Saturday, June 15, 2013

The good hurt

[i just saw Ryan's blog on old-school hurt. Must be in the air!]

I'm writing this blog from Florida, where I am taking—took—my most recent series of tests toward becoming a PGA Professional.

Two weeks ago I was walking to the kwoon after having opened my study notes, guides, and "subject modules," with a scowl on my face. I was contemplating calling the PGA headquarters and telling them to refund my money: I was done with this nonsense.

I was looking for an excuse to give up, to quit. Interestingly, one of the interpersonal skills that my studies identifies is the ability to reframe a difficult situation. I knew that when I got to the kwoon, I was going to get my butt kicked. I also knew that the times I had been to class in the last two months were paying off, and even though I felt tired and my muscles were sore, I was stronger and had more energy than I have had in a long time.

How many times do I underestimate my potential?
How often do I give up simply because I have not let myself go further than I have tried to go before?

I will admit that I coasted through my academic career. I didn't push myself, I did the minimum to get the degree. I had no direction. Sifu writes in his Reflections that there is an exceptional education to be had for free for anyone who wants it. Atthis point in my life, I have the opportunity to get a useful credential and to make a difference in people's lives through teaching a sport.

Why would I give up? Because I am afraid to fail? Maybe because I am afraid to grow. When I was a child, if someone told me, "Hey, your knees, wrists, and other joints are going to hurt at random times. Are you okay with that? You can say, 'No, thanks,'" I might have opted out. I would have avoided the pain, but I would also still be smaller, because I would have traded short-term ease for my growing pains.

So, halfway to the kwoon, I realized that I was letting myself remain small. I also remembered that negative attitude reduces the ability to internalize and process information. I decided instead to believe in myself. I chose to say, "I got through the Level 1 tests, why can't I ready myself for the next level? I didn't coast through college because I was unintelligent, I did because I was lazy and unfocused" [which, now that I put those words together, have closer meanings than I realized].

Plus, I never let myself have any confidence. Confidence means standing up for yourself: not just believing in something but believing in me. That always felt arrogant and uncomfortable—even lonely. But it is the same thing as when I teach a golfer how to hold a club. It is uncomfortable only because it is unfamiliar, but eventually it becomes familiar and comfortable. It gets easier and easier until it becomes a thing of mastery.
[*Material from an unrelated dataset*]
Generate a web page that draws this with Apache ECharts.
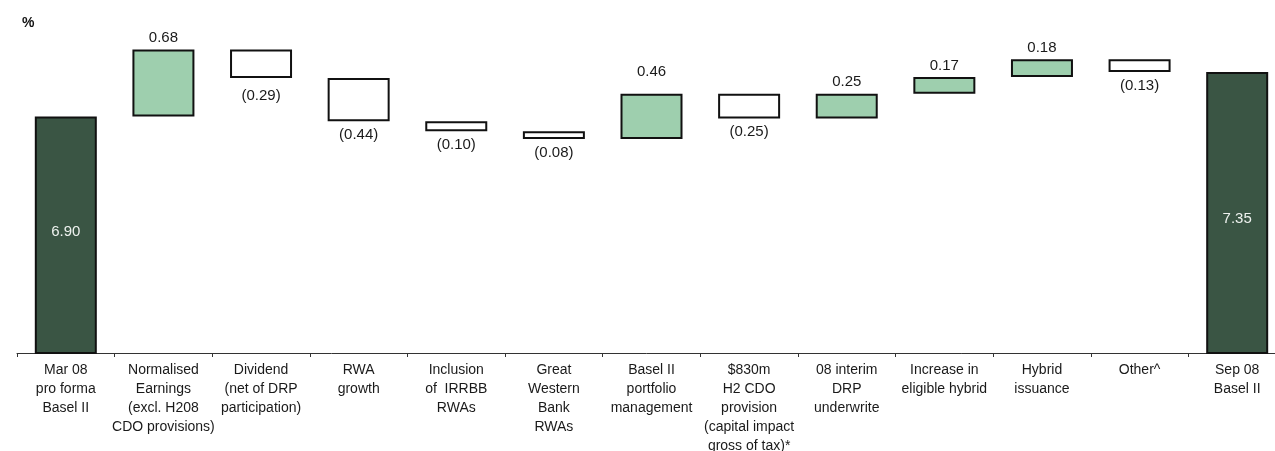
<!DOCTYPE html>
<html>
<head>
<meta charset="utf-8">
<title>Tier 1 capital ratio movement</title>
<script src="https://cdn.jsdelivr.net/npm/echarts@6/dist/echarts.min.js"></script>
<style>
  html, body { margin: 0; padding: 0; background: #ffffff; }
  #chart { width: 1275px; height: 451px; }
</style>
</head>
<body>
<div id="chart"></div>
<script>
// Waterfall categories, left to right
const categories = [
  'Mar 08\npro forma\nBasel II',
  'Normalised\nEarnings\n(excl. H208\nCDO provisions)',
  'Dividend\n(net of DRP\nparticipation)',
  'RWA\ngrowth',
  'Inclusion\nof  IRRBB\nRWAs',
  'Great\nWestern\nBank\nRWAs',
  'Basel II\nportfolio\nmanagement',
  '$830m\nH2 CDO\nprovision\n(capital impact\ngross of tax)*',
  '08 interim\nDRP\nunderwrite',
  'Increase in\neligible hybrid',
  'Hybrid\nissuance',
  'Other^',
  'Sep 08\nBasel II'
];

// Opening and closing ratios (%)
const openingRatio = 6.90;
const closingRatio = 7.35;

// Movements between the two (%), one per middle category
const movements = [0.68, -0.29, -0.44, -0.10, -0.08, 0.46, -0.25, 0.25, 0.17, 0.18, -0.13];

// Value axis range (%)
const axisMin = 4.5;
const axisMax = 8.0;

// ---- build the stacked waterfall (invisible base + visible step) ----
const round2 = v => Math.round(v * 100) / 100;
const DARK = '#3a5544';
const LIGHT = '#9ecfae';

const baseData = [];
const stepData = [];
const labelText = [];

// small vertical nudges for individual labels
const labelNudge = { 0: [0, -3], 2: [0, 4], 6: [0, -10], 12: [0, 6] };

function totalItem(v, idx) {
  return {
    value: v,
    itemStyle: { color: DARK },
    label: {
      position: 'inside',
      color: '#eef2ef',
      offset: labelNudge[idx] || [0, 0]
    }
  };
}

baseData.push(0);
stepData.push(totalItem(openingRatio, 0));
labelText.push(openingRatio.toFixed(2));

let level = openingRatio;
movements.forEach((m, i) => {
  const idx = i + 1;
  const next = round2(level + m);
  baseData.push(round2(Math.min(level, next)));
  const up = m >= 0;
  stepData.push({
    value: Math.abs(m),
    itemStyle: { color: up ? LIGHT : '#ffffff' },
    label: {
      position: up ? 'top' : 'bottom',
      distance: up ? 4 : 6,
      offset: labelNudge[idx] || [0, 0]
    }
  });
  labelText.push(up ? m.toFixed(2) : '(' + Math.abs(m).toFixed(2) + ')');
  level = next;
});

baseData.push(0);
stepData.push(totalItem(closingRatio, categories.length - 1));
labelText.push(closingRatio.toFixed(2));

const FONT = '"Liberation Sans", Arial, Helvetica, sans-serif';

const chart = echarts.init(document.getElementById('chart'), null, { renderer: 'canvas' });

chart.setOption({
  animation: false,
  backgroundColor: '#ffffff',
  textStyle: { fontFamily: FONT },
  graphic: [{
    type: 'text',
    left: 22,
    top: 16,
    style: { text: '%', font: 'bold 14px ' + FONT, fill: '#111111' }
  }],
  grid: {
    left: 17,
    top: 8,
    width: 1269,
    height: 345,
    containLabel: false,
    outerBoundsMode: 'none'
  },
  xAxis: {
    type: 'category',
    data: categories,
    boundaryGap: true,
    axisLine: { show: true, lineStyle: { color: '#333333', width: 1 } },
    axisTick: { show: true, length: 4, alignWithLabel: false, lineStyle: { color: '#333333' } },
    axisLabel: {
      interval: 0,
      fontFamily: FONT,
      fontSize: 14,
      lineHeight: 19,
      margin: 8,
      color: '#1a1a1a',
      align: 'center'
    },
    splitLine: { show: false }
  },
  yAxis: {
    type: 'value',
    min: axisMin,
    max: axisMax,
    show: false,
    splitLine: { show: false }
  },
  series: [
    {
      name: 'base',
      type: 'bar',
      stack: 'waterfall',
      barWidth: 62,
      silent: true,
      itemStyle: { color: 'rgba(0,0,0,0)', borderWidth: 0 },
      emphasis: { disabled: true },
      data: baseData
    },
    {
      name: 'movement',
      type: 'bar',
      stack: 'waterfall',
      barWidth: 62,
      itemStyle: { borderColor: '#111111', borderWidth: 2 },
      emphasis: { disabled: true },
      label: {
        show: true,
        fontFamily: FONT,
        fontSize: 15,
        color: '#1a1a1a',
        formatter: p => labelText[p.dataIndex]
      },
      data: stepData
    }
  ]
});
</script>
</body>
</html>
For now, it hurts a little. But it's a good hurt. I'm through the last hurdle, and on to the next. Just don't stop. Just don't quit. Just keep going.


  1. Thanks for sharing your experiences! You think a lot! We miss you here at the kwoon and are looking forward to having you back.

  2. Yep. Don't give up. But I have a question. You know I come to understand why Shi Zu was a bit demanding about the blog. I feel like everything is dead now because nobody is saying anything. Can someone please write a comment on this goddamn it?? Lol. Seriously everybody is being lazy nowadays. Jeez! Haha.

  3. Lol Kang... really getting mad. Don't start throwing tape, now. Haha! But you're right, I've definitely been getting more lazy with the blog. As far as this contribution from Todai Dai goes, it's very relatable. I'm sure everyone recognizes this experience. It's easy to let yourself off the hook and not accomplish what's possible. At our age, studying can be a real chore... especially in a case like this, where the passion is in the physical activity, not in the written words about it. I feel your pain. But hey, you push through it, get the credentials you need, and then that part's done and you can get on to what you're really wanting to do... the thing you can't do without the papers

  4. All right, fine. I'll try not to be so lazy on here, Kang. I noticed it has been slow on here and was thinking about making a new post, but my internet went out for a while today.

    I think everybody goes through phases where things get frustrating and you want to quit. Good luck pushing through, Todai Dai.

    1. Lol. It's okay. I get lazy on the blog too sometimes. I am seeing the beauty of yelling a little bit. I ask for one comment and I got two. Lol. Anyway I can relate to Todai Dai too. It's hard to stay focused on your studies when you are passionate about something else; but it's not impossible. I know some of my friends who actually overcome that type of struggle. Todai Dai, don't quit.